Avant la pandémie, près de 200 personnes vivaient dans ce camp de Saint-Denis, au nord de Paris, où des rats morts traînent au milieu des débris. Quand le virus est arrivé en région parisienne, la moitié des baraques de contreplaqué se sont soudainement vidées, donnant au lieu des allures fantomatiques.
«Ceux qui pouvaient sont repartis en Roumanie. Depuis le confinement, on n'a plus d'argent», raconte Gheorghe, la trentaine.
Selon la préfecture d'Ile-de-France, 20% des 7.000 habitants des 120 bidonvilles recensés ont quitté la région durant la première semaine du confinement.
Le patron de Gheorghe, ouvrier en CDI dans le bâtiment, a arrêté de le payer. Les autres occupants, qui survivent d'ordinaire grâce à la manche et à la ferraille, ne peuvent plus sortir. «Ici, tout le monde a plus peur de la faim que du virus», résume le jeune homme.
Mais pour les autorités et les ONG, qui ont mis en place une aide alimentaire un peu partout en France, la principale crainte est celle d'une propagation du virus. Et la priorité d'installer des points d'eau, de distribuer des kits d'hygiène, et de permettre à ces populations de consulter un médecin.

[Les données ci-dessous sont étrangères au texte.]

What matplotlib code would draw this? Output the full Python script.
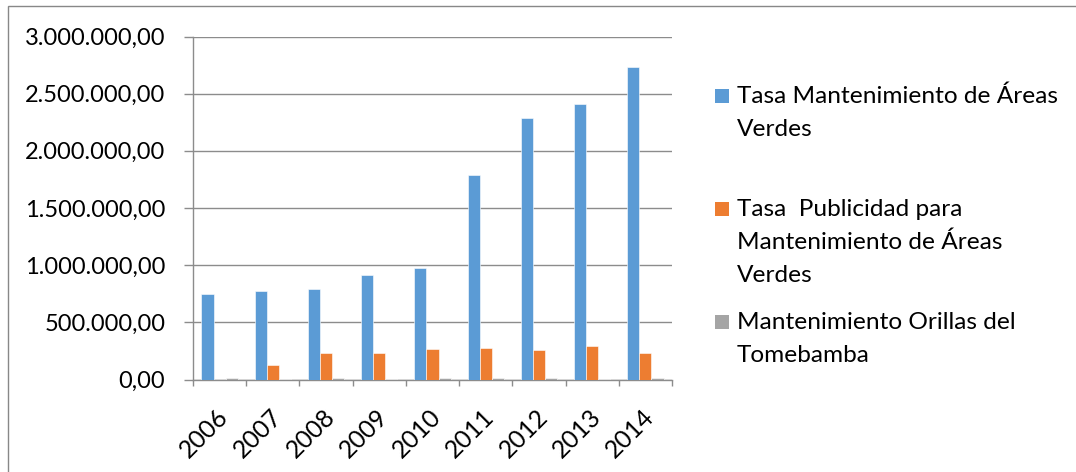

19.000 personnes sans accès à l'eau
«Le racisme et l'exclusion ont préservé les habitants des squats et bidonville, du moins pour un temps. Quand il va y avoir des cas, ça va aller très vite. Les gens souffrent pour beaucoup de maladies chroniques et vivent entassés dans leurs baraques, avec un accès réduit à l'eau», décrit Adeline Grippon, coordinatrice de la mission banlieue Ile-de-France pour Médecins du Monde qui a recensé quelques cas isolés dans d'autres banlieues de Paris.
«Il y a souvent un décalage épidémique dans ce type de communauté. Elle sont frappées plus tard mais la crise sanitaire y est plus grave, on le voit actuellement dans les réserves (indiennes, ndlr) aux Etats-Unis», abonde Thierry Benlhasen, directeur des opérations de Solidarités international, qui intervient d'ordinaire dans les pays du Sud, pour l'accès à l'eau potable et la promotion des gestes barrière contre Ebola et le choléra.
«On se retrouve sur des sites où les normes humanitaires les plus basiques, celles qu'on impose au Sud-Soudan ou en Afghanistan, ne sont pas respectées... La France est pourtant signataire de ces conventions!», souligne t-il.
«On demande aux gens de mettre en place les normes barrières mais il n'en ont pas les moyens», constate l'humanitaire, dont l'ONG a installé deux robinets dans ce bidonville de Saint-Denis. Avant ça, les habitants faisaient 45 minutes de marche aller-retour avec des caddies pour aller remplir des bidons.
Avant la crise, 80% des squats et bidonvilles, où vivent environ 19.000 personnes en France, n'avaient aucun accès à l'eau, selon le collectif CNDH Romeurope.
«En Seine-Saint-Denis, la préfecture fait pression sur les mairies récalcitrantes pour installer des points d'eau», se réjouit toutefois Adeline Grippon. «Pour la première fois, elle va dans le sens de ces populations.»